Full Refresh: A full refresh of the database is scheduled to run at midnight on the first day of each month. This process takes 15-20 hours. The database remains available during this time; however it must be locked down for about 5 minutes at the end when it's restored from a version of the database that was refreshed.
The full load begins by retrieving all data from ClinicalTrials.gov via the ClinicalTrials.gov API, therefore the AACT database created on the first of the month will contain data as it existed in ClinicalTrials.gov as of midnight the previous day. The actual date when the study record was released via the ClinicalTrials.gov API is stored in the Studies.NLM_Download_Date_Description field.
Why do a full refresh? ClinicalTrials.gov occasionally needs to merge studies that have been identified as duplicates; deleting one of the studies in the process. The incremental/nightly update in AACT cannot detect when studies have been removed from ClinicalTrials.gov, therefore we wipe out the database and run a full refresh to prevent AACT from accumulating these obsolete records. It should be noted that a study that is deleted from ClinicalTrials.gov will not be removed from AACT until the first day of the following month.

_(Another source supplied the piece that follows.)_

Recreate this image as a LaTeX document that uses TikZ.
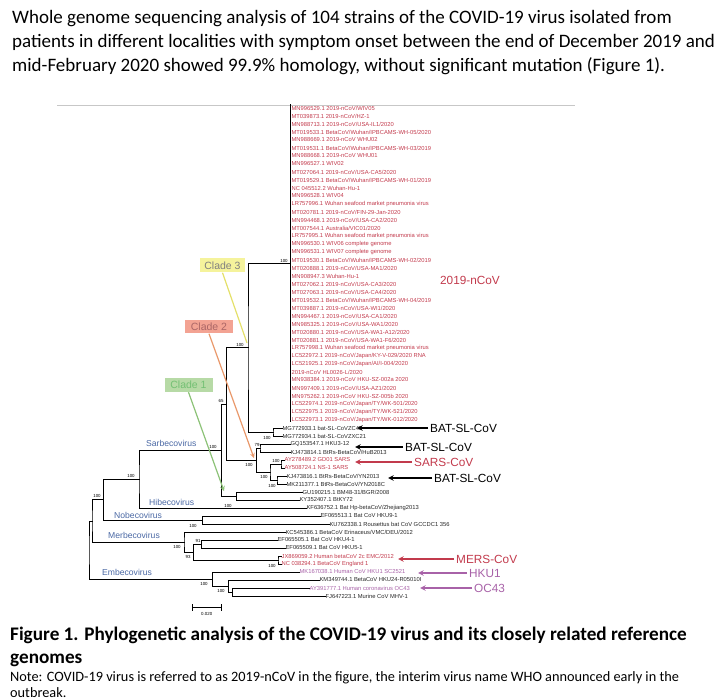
\documentclass[tikz,border=0pt]{standalone}
\usepackage{fontspec}
\setmainfont{Carlito}
\newfontfamily\treefont{Liberation Sans}
\definecolor{ncovred}{HTML}{C23A4C}
\definecolor{hkupurple}{HTML}{A862A8}
\definecolor{genusblue}{HTML}{4A68A4}
\definecolor{yellowfill}{HTML}{F5F39C}
\definecolor{yellowline}{HTML}{E4E06A}
\definecolor{salmonfill}{HTML}{F3A393}
\definecolor{orangeline}{HTML}{E9986A}
\definecolor{greenfill}{HTML}{B7DAA6}
\definecolor{greenline}{HTML}{8CC277}
\begin{document}
\begin{tikzpicture}[x=1pt, y=-1pt,
  branch/.style={line width=1pt, line cap=rect},
  leaf/.style={anchor=west, inner sep=0.4pt, text=black!85, font=\treefont\fontsize{5.8}{6}\selectfont},
  redleaf/.style={leaf, text=ncovred},
  hkuleaf/.style={leaf, text=hkupurple},
  boot/.style={inner sep=0pt, font=\treefont\fontsize{4.4}{5}\selectfont},
  genus/.style={anchor=west, inner sep=0pt, text=genusblue, font=\treefont\fontsize{8.6}{10}\selectfont},
  cladebox/.style={inner sep=0pt, minimum height=14pt, font=\treefont\fontsize{10.5}{12}\selectfont},
  tag/.style={anchor=west, inner sep=2pt, font=\treefont\fontsize{11.8}{13}\selectfont},
  pointer/.style={->, >=stealth, line width=1.5pt},
  bodytext/.style={anchor=base west, inner sep=0pt, font=\fontsize{19}{22}\selectfont}]
\useasboundingbox (0,0) rectangle (720,700);

% text above the figure
\node[bodytext] (intro1) at (12,24) {Whole genome sequencing analysis of 104 strains of the COVID-19 virus isolated from};
\node[bodytext] (intro2) at (12,48) {patients in different localities with symptom onset between the end of December 2019 and};
\node[bodytext] (intro3) at (12,72) {mid-February 2020 showed 99.9\% homology, without significant mutation (Figure 1).};

\coordinate (frameL) at (57,105);
\coordinate (frameR) at (575,105);
\draw[black!22, line width=0.6pt] (frameL) -- (frameR);

% 2019-nCoV leaves
\node[redleaf] (l1)  at (291,108) {MN996529.1 2019-nCoV/WIV05};
\node[redleaf] (l2)  at (291,116) {MT039873.1 2019-nCoV/HZ-1};
\node[redleaf] (l3)  at (291,124) {MN988713.1 2019-nCoV/USA-IL1/2020};
\node[redleaf] (l4)  at (291,132) {MT019533.1 BetaCoV/Wuhan/IPBCAMS-WH-05/2020};
\node[redleaf] (l5)  at (291,140) {MN988669.1 2019-nCoV WHU02};
\node[redleaf] (l6)  at (291,148) {MT019531.1 BetaCoV/Wuhan/IPBCAMS-WH-03/2019};
\node[redleaf] (l7)  at (291,156) {MN988668.1 2019-nCoV WHU01};
\node[redleaf] (l8)  at (291,164) {MN996527.1 WIV02};
\node[redleaf] (l9)  at (291,172) {MT027064.1 2019-nCoV/USA-CA5/2020};
\node[redleaf] (l10) at (291,180) {MT019529.1 BetaCoV/Wuhan/IPBCAMS-WH-01/2019};
\node[redleaf] (l11) at (291,188) {NC 045512.2 Wuhan-Hu-1};
\node[redleaf] (l12) at (291,196) {MN996528.1 WIV04};
\node[redleaf] (l13) at (291,204) {LR757996.1 Wuhan seafood market pneumonia virus};
\node[redleaf] (l14) at (291,212) {MT020781.1 2019-nCoV/FIN-29-Jan-2020};
\node[redleaf] (l15) at (291,220) {MN994468.1 2019-nCoV/USA-CA2/2020};
\node[redleaf] (l16) at (291,228) {MT007544.1 Australia/VIC01/2020};
\node[redleaf] (l17) at (291,236) {LR757995.1 Wuhan seafood market pneumonia virus};
\node[redleaf] (l18) at (291,244) {MN996530.1 WIV06 complete genome};
\node[redleaf] (l19) at (291,252) {MN996531.1 WIV07 complete genome};
\node[redleaf] (l20) at (291,260) {MT019530.1 BetaCoV/Wuhan/IPBCAMS-WH-02/2019};
\node[redleaf] (l21) at (291,268) {MT020888.1 2019-nCoV/USA-MA1/2020};
\node[redleaf] (l22) at (291,276) {MN908947.3 Wuhan-Hu-1};
\node[redleaf] (l23) at (291,284) {MT027062.1 2019-nCoV/USA-CA3/2020};
\node[redleaf] (l24) at (291,292) {MT027063.1 2019-nCoV/USA-CA4/2020};
\node[redleaf] (l25) at (291,300) {MT019532.1 BetaCoV/Wuhan/IPBCAMS-WH-04/2019};
\node[redleaf] (l26) at (291,308) {MT039887.1 2019-nCoV/USA-WI1/2020};
\node[redleaf] (l27) at (291,316) {MN994467.1 2019-nCoV/USA-CA1/2020};
\node[redleaf] (l28) at (291,324) {MN985325.1 2019-nCoV/USA-WA1/2020};
\node[redleaf] (l29) at (291,332) {MT020880.1 2019-nCoV/USA-WA1-A12/2020};
\node[redleaf] (l30) at (291,340) {MT020881.1 2019-nCoV/USA-WA1-F6/2020};
\node[redleaf] (l31) at (291,348) {LR757998.1 Wuhan seafood market pneumonia virus};
\node[redleaf] (l32) at (291,356) {LC522972.1 2019-nCoV/Japan/KY-V-029/2020 RNA};
\node[redleaf] (l33) at (291,364) {LC521925.1 2019-nCoV/Japan/AI/I-004/2020};
\node[redleaf] (l34) at (291,372) {2019-nCoV HL0026-L/2020};
\node[redleaf] (l35) at (291,380) {MN938384.1 2019-nCoV HKU-SZ-002a 2020};
\node[redleaf] (l36) at (291,388) {MN997409.1 2019-nCoV/USA-AZ1/2020};
\node[redleaf] (l37) at (291,396) {MN975262.1 2019-nCoV HKU-SZ-005b 2020};
\node[redleaf] (l38) at (291,404) {LC522974.1 2019-nCoV/Japan/TY/WK-501/2020};
\node[redleaf] (l39) at (291,412) {LC522975.1 2019-nCoV/Japan/TY/WK-521/2020};
\node[redleaf] (l40) at (291,420) {LC522973.1 2019-nCoV/Japan/TY/WK-012/2020};

% the other reference genomes
\node[leaf]    (l41) at (282,428) {MG772933.1 bat-SL-CoVZC45};
\node[leaf]    (l42) at (282,436) {MG772934.1 bat-SL-CoVZXC21};
\node[leaf]    (l43) at (290,444) {GQ153547.1 HKU3-12};
\node[leaf]    (l44) at (290,452) {KJ473814.1 BtRs-BetaCoV/HuB2013};
\node[redleaf] (l45) at (284,460) {AY278489.2 GD01 SARS};
\node[redleaf] (l46) at (284,468) {AY508724.1 NS-1 SARS};
\node[leaf]    (l47) at (286,476) {KJ473816.1 BtRs-BetaCoV/YN2013};
\node[leaf]    (l48) at (286,484) {MK211377.1 BtRs-BetaCoV/YN2018C};
\node[leaf]    (l49) at (302,492) {GU190215.1 BM48-31/BGR/2008};
\node[leaf]    (l50) at (299,500) {KY352407.1 BtKY72};
\node[leaf]    (l51) at (306,508) {KF636752.1 Bat Hp-betaCoV/Zhejiang2013};
\node[leaf]    (l52) at (320,516) {EF065513.1 Bat CoV HKU9-1};
\node[leaf]    (l53) at (329,524) {KU762338.1 Rousettus bat CoV GCCDC1 356};
\node[leaf]    (l54) at (285,532) {KC545386.1 BetaCoV Erinaceus/VMC/DEU/2012};
\node[leaf]    (l55) at (277,540) {EF065505.1 Bat CoV HKU4-1};
\node[leaf]    (l56) at (285,548) {EF065509.1 Bat CoV HKU5-1};
\node[redleaf] (l57) at (281,556) {JX869059.2 Human betaCoV 2c EMC/2012};
\node[redleaf] (l58) at (281,564) {NC 038294.1 BetaCoV England 1};
\node[hkuleaf] (l59) at (299,572) {MK167038.1 Human CoV HKU1 SC2521};
\node[leaf]    (l60) at (319,580) {KM349744.1 BetaCoV HKU24-R05010I};
\node[hkuleaf] (l61) at (309,588) {AY391777.1 Human coronavirus OC43};
\node[leaf]    (l62) at (325,596) {FJ647223.1 Murine CoV MHV-1};

% inner nodes of the tree
\coordinate (ncovtop) at (290,105);
\coordinate (ncovbot) at (290,421);
\coordinate (ncov) at (290,264);
\coordinate (mg)   at (273,432);
\coordinate (cl3)  at (248,348);
\coordinate (gq)   at (260,448);
\coordinate (sars) at (281,464);
\coordinate (yn)   at (277,480);
\coordinate (sy)   at (270,472);
\coordinate (n1)   at (256.7,460);
\coordinate (na)   at (226.7,404);
\coordinate (gk)   at (236.7,496);
\coordinate (nb)   at (221.7,450);
\coordinate (nc)   at (139,479);
\coordinate (nob)  at (202.7,520);
\coordinate (nd)   at (103.3,499.5);
\coordinate (m3)   at (201.7,544);
\coordinate (m4)   at (278,560);
\coordinate (m2)   at (193.3,552);
\coordinate (m1)   at (184,542);
\coordinate (ne)   at (92,521);
\coordinate (em3)  at (232.7,592);
\coordinate (em2)  at (228.3,586);
\coordinate (em1)  at (212.7,579);
\coordinate (root) at (89,550);

\draw[branch] (ncovtop) -- (ncovbot);
\draw[branch] (l41.west) -| (mg) |- (l42.west);
\draw[branch] (ncov) -| (cl3) |- (mg);
\draw[branch] (l43.west) -| (gq) |- (l44.west);
\draw[branch] (l45.west) -| (sars) |- (l46.west);
\draw[branch] (l47.west) -| (yn) |- (l48.west);
\draw[branch] (sars) -| (sy) |- (yn);
\draw[branch] (gq) -| (n1) |- (sy);
\draw[branch] (cl3) -| (na) |- (n1);
\draw[branch] (l49.west) -| (gk) |- (l50.west);
\draw[branch] (na) -| (nb) |- (gk);
\draw[branch] (nb) -| (nc) |- (l51.west);
\draw[branch] (l52.west) -| (nob) |- (l53.west);
\draw[branch] (nc) -| (nd) |- (nob);
\draw[branch] (l55.west) -| (m3) |- (l56.west);
\draw[branch] (l57.west) -| (m4) |- (l58.west);
\draw[branch] (m3) -| (m2) |- (m4);
\draw[branch] (l54.west) -| (m1) |- (m2);
\draw[branch] (nd) -| (ne) |- (m1);
\draw[branch] (l61.west) -| (em3) |- (l62.west);
\draw[branch] (l60.west) -| (em2) |- (em3);
\draw[branch] (l59.west) -| (em1) |- (em2);
\draw[branch] (ne) -| (root) |- (em1);

% bootstrap values
\node[boot] (b1)  at (284,261) {100};
\node[boot] (b2)  at (240,345) {100};
\node[boot] (b3)  at (267,438) {100};
\node[boot] (b4)  at (257,445) {79};
\node[boot] (b5)  at (249,465) {100};
\node[boot] (b6)  at (276,461) {100};
\node[boot] (b7)  at (264,477) {100};
\node[boot] (b8)  at (272,486) {100};
\node[boot] (b9)  at (221,401) {65};
\node[boot] (b10) at (213,447) {100};
\node[boot] (b11) at (228,506) {100};
\node[boot] (b12) at (131,476) {100};
\node[boot] (b13) at (193,526) {100};
\node[boot] (b14) at (97,496) {100};
\node[boot] (b15) at (198,541) {91};
\node[boot] (b16) at (188,557) {93};
\node[boot] (b17) at (177,547) {100};
\node[boot] (b18) at (272,566) {100};
\node[boot] (b19) at (204,584) {100};
\node[boot] (b20) at (221,591) {100};

% genus names
\node[genus] (sarbeco) at (146,443) {Sarbecovirus};
\node[genus] (hibeco)  at (149,502) {Hibecovirus};
\node[genus] (nobeco)  at (114,515) {Nobecovirus};
\node[genus] (merbeco) at (108,535) {Merbecovirus};
\node[genus] (embeco)  at (102,572) {Embecovirus};

\node[text=ncovred, font=\treefont\fontsize{11.8}{13}\selectfont] (ncovname) at (470,280) {2019-nCoV};

% clade call-outs
\node[cladebox, fill=yellowfill, text=black!50, minimum width=45pt] (clade3) at (222.5,265.5) {Clade 3};
\node[cladebox, fill=salmonfill, text=black!55!red!60, minimum width=48pt, minimum height=13pt] (clade2) at (209,327) {Clade 2};
\node[cladebox, fill=greenfill, text=black!45!green!55, minimum width=48pt] (clade1) at (188.5,385) {Clade 1};
\coordinate (clade3tip) at (247,343);
\coordinate (clade2tip) at (254,458);
\coordinate (clade1tip) at (224,491);
\draw[yellowline, line width=1.2pt] (clade3.south) -- (clade3tip);
\draw[orangeline, line width=1.2pt, ->, >=stealth] (clade2.south) -- (clade2tip);
\draw[greenline, line width=1.2pt, ->, >=stealth] (clade1.south) -- (clade1tip);

% pointers to known viruses
\node[tag] (bat1) at (428,428) {BAT-SL-CoV};
\node[tag] (bat2) at (403,447) {BAT-SL-CoV};
\node[tag, text=ncovred] (sarscov) at (412,462) {SARS-CoV};
\node[tag] (bat3) at (432,478) {BAT-SL-CoV};
\node[tag, text=ncovred] (merscov) at (454,559) {MERS-CoV};
\node[tag, text=hkupurple] (hku1) at (467,573) {HKU1};
\node[tag, text=hkupurple] (oc43) at (472,588) {OC43};
\coordinate (bat1tip) at (357,428);
\coordinate (bat2tip) at (355,447);
\coordinate (sarstip) at (355,462);
\coordinate (bat3tip) at (388,478);
\coordinate (merstip) at (398,559);
\coordinate (hku1tip) at (418,573);
\coordinate (oc43tip) at (420,588);
\draw[pointer] (bat1.west) -- (bat1tip);
\draw[pointer] (bat2.west) -- (bat2tip);
\draw[pointer, ncovred] (sarscov.west) -- (sarstip);
\draw[pointer] (bat3.west) -- (bat3tip);
\draw[pointer, ncovred] (merscov.west) -- (merstip);
\draw[pointer, hkupurple] (hku1.west) -- (hku1tip);
\draw[pointer, hkupurple] (oc43.west) -- (oc43tip);

% scale bar
\coordinate (bar1) at (191.7,607.7);
\coordinate (bar2) at (221.7,607.7);
\draw[line width=0.8pt, |-|] (bar1) -- (bar2);
\node[boot] (barval) at (206.7,614) {0.020};

% caption
\node[bodytext, font=\bfseries\fontsize{19.2}{20}\selectfont] (cap1) at (10,640) {Figure 1. Phylogenetic analysis of the COVID-19 virus and its closely related reference};
\node[bodytext, font=\bfseries\fontsize{19.2}{20}\selectfont] (cap2) at (10,663) {genomes};
\node[bodytext, font=\fontsize{14.3}{15}\selectfont] (note1) at (10,681) {Note: COVID-19 virus is referred to as 2019-nCoV in the figure, the interim virus name WHO announced early in the};
\node[bodytext, font=\fontsize{14.3}{15}\selectfont] (note2) at (10,697) {outbreak.};
\end{tikzpicture}
\end{document}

Incremental Update: A nightly, incremental update is scheduled to run each night at midnight; it takes about one and a half hours to complete. As with the full refresh, the database remains available for use throughout most of this process (excluding the 5 minutes it takes to perform the last step of restoring from the background/updated database). This process uses the ClinicalTrials.gov RSS Feed to retrieve studies that have been added or changed. The commands used to retrieve this information from ClinicalTrials.gov are:
https://clinicaltrials.gov/ct2/results/rss.xml?rcv_d=2&count=10000 (retrieves new studies)
https://clinicaltrials.gov/ct2/results/rss.xml?lup_d=2&count=10000 (retrieves changed studies)
Static Database Copies: The postgreSQL pg_dump command is used to create a static copy of the database after each update. It is zipped up with current documentation (the data dictionary, database schema and related information from the National Library of Medicine), and made available on the download static copies page. The database copies created after the nightly incremental loads remain available for download until the end of the month. Database copies created after the full refresh on the first of the month are archived and made permanently available for download. (Note: archived copies of the database created before January, 2018 were not created on the first of the month.)
Pipe-Delimited Flat Files: After each database update, all data from the database are extracted into a set of pipe-delimited flat files; one file per database table. These file sets can be obtained from the pipe-delimited flat file download page. Like the static database copies, file sets created after the nightly incremental load will remain available for download until the end of the month. File sets created after the full refresh on the first of the month are archived and permanently available. (Note: archived copies of pipe-delimited files created before January, 2018 were not created on the first of the month.)